The other features of the product are — higher than usual permissible voluntary deductible (up to ₹25,000 that gives up to 50 per cent discount in premium), in-built roadside assistance cover and ‘no-fault’ protection. Under ‘no-fault’ protection, the no-claim bonus in the policy is untouched on claims due to ‘act of God’ and damage in windshield glass of the parked vehicle by an external object. This means despite your claim, you will continue to receive no-claim bonus at the time of renewal of the policy.

Our take

Motor insurance has two parts. The first is the third party cover that’s mandatory under law, which covers damage to a third person or his vehicle in an accident. The second is OD cover that is optional and covers damage to the insured vehicle. It is on the OD cover that insurers have come up with policies under the regulatory sandbox guidelines, where the cost of insurance is based on a pay-per-mile principle.
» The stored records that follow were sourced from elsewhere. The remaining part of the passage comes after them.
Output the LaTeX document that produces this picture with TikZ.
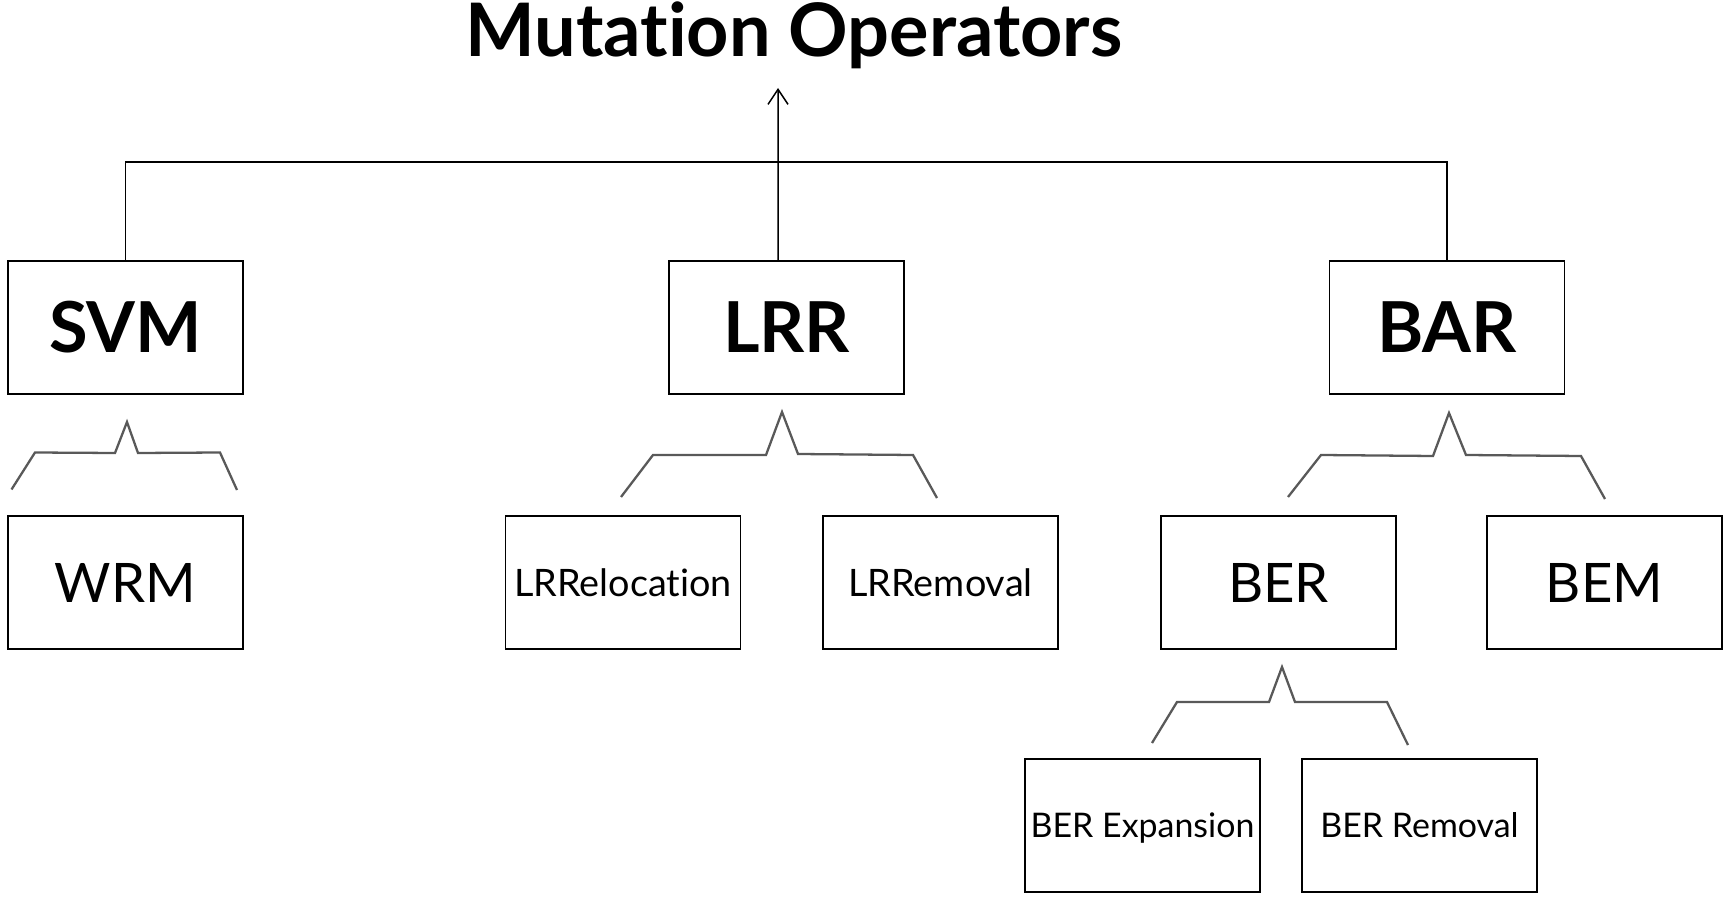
\documentclass[tikz,border=0pt]{standalone}
\usepackage{fontspec}
\setmainfont[Ligatures={NoCommon}]{Lato}
\usepackage{tikz}
\usetikzlibrary{arrows.meta,positioning,calc}

\begin{document}
\begin{tikzpicture}[
  every node/.style={font=\normalsize},
  op/.style={rectangle, draw, line width=1.1pt, minimum width=4.7cm, minimum height=2.66cm, align=center, text height=28.8pt, text depth=0pt, font=\fontsize{40}{46}\selectfont\bfseries},
  subop/.style={op, text height=22.3pt, font=\fontsize{31}{36}\selectfont},
  leafop/.style={op, text height=15.5pt, font=\fontsize{21.5}{26}\selectfont},
  leafsm/.style={op, text height=13.9pt, font=\fontsize{19.3}{23}\selectfont},
  conn/.style={line width=0.85pt},
  brace/.style={line width=1.3pt, black!65, line join=miter},
  >=Stealth
]
\useasboundingbox (0,0) rectangle (34.6,18.06);

% Title
\node[font=\fontsize{42}{48}\selectfont\bfseries, anchor=base] (title) at (15.88,16.92) {Mutation Operators};

% Top level operators
\node[op] (svm) at (2.51,11.51) {SVM};
\node[op] (lrr) at (15.73,11.51) {LRR};
\node[op] (bar) at (28.94,11.51) {BAR};

% Second level
\node[subop] (wrm) at (2.51,6.41) {WRM};
\node[leafop] (lrrel) at (12.46,6.41) {LRRelocation};
\node[leafop] (lrrem) at (18.81,6.41) {LRRemoval};
\node[subop] (ber) at (25.57,6.41) {BER};
\node[subop] (bem) at (32.09,6.41) {BEM};

% Third level
\node[leafsm] (berexp) at (22.85,1.55) {BER Expansion};
\node[leafsm] (berrem) at (28.39,1.55) {BER Removal};

% Connections to the title
\coordinate (hub) at (15.56,14.82);
\coordinate (tip) at (15.56,16.3);
\draw[conn] (svm.north) |- (hub) -| (bar.north);
\draw[conn, -{Straight Barb[length=3mm, width=4mm]}] ([xshift=-1.7mm]lrr.north) -- (tip);

% Braces
\draw[brace] (0.23,8.27) -- (0.70,9.01) -- (2.30,9.00) -- (2.54,9.62) -- (2.76,9.00) -- (4.40,9.01) -- (4.74,8.26);
\draw[brace] (12.42,8.12) -- (13.06,8.96) -- (15.32,8.96) -- (15.64,9.82) -- (15.96,8.98) -- (18.26,8.96) -- (18.74,8.10);
\draw[brace] (25.76,8.12) -- (26.42,8.96) -- (28.66,8.94) -- (28.98,9.80) -- (29.32,8.96) -- (31.62,8.94) -- (32.10,8.08);
\draw[brace] (23.04,3.20) -- (23.54,4.02) -- (25.38,4.02) -- (25.64,4.72) -- (25.90,4.02) -- (27.74,4.02) -- (28.16,3.16);

\end{tikzpicture}
\end{document}
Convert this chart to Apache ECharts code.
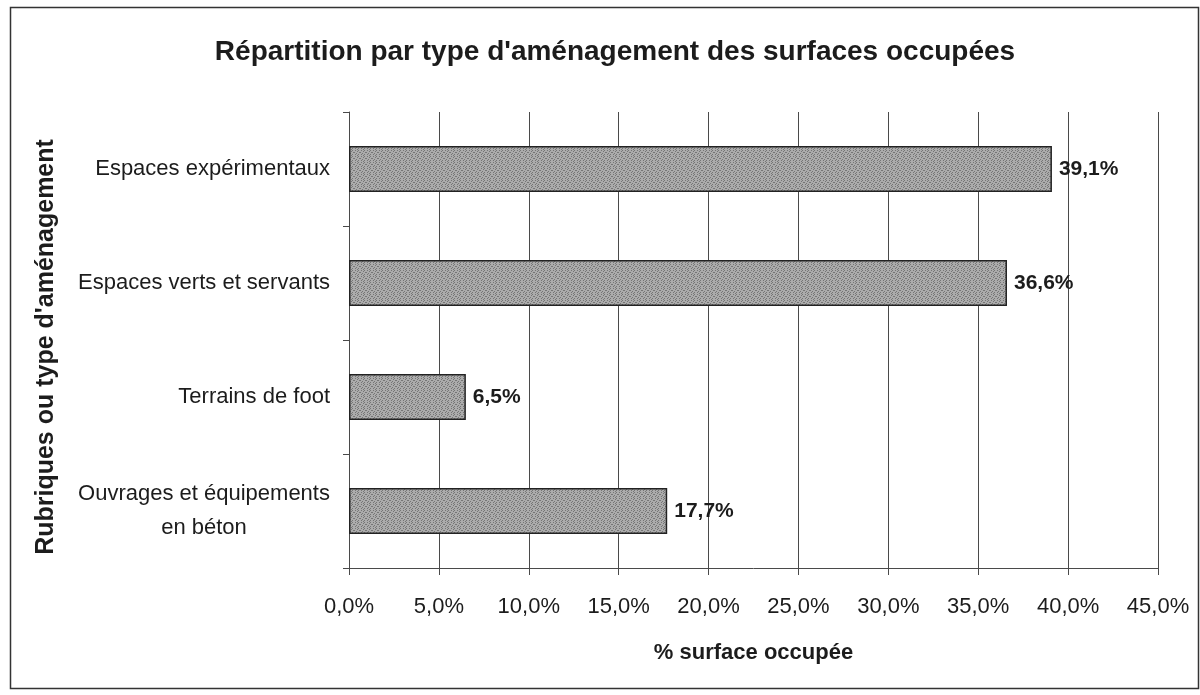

If you tend not to take out your car frequently, it is suggested that you try Liberty General’s ‘Pay for the Distance’ motor product for OD cover — it will help you save premium. For instance, if you own a Hyundai i20 of ₹5 lakh insured declared value (IDV), by opting for a 3,000 km (for one year) cover, the premium you will pay for the OD plus third party cover will be ₹7,000 (this includes free roadside assistance cover). Had you taken a normal cover with Liberty General or any other motor insurer, you would have shelled out ₹9,000-10,000.

Liberty General has a network of 4,500 garages across the country and promises a hassle-free cashless service. The in-built roadside assistance cover is an advantage, as many motor insurers charge extra premium for it.

If at the end of the pilot period the product is not continued, you can switch to the regular motor policy of Liberty General.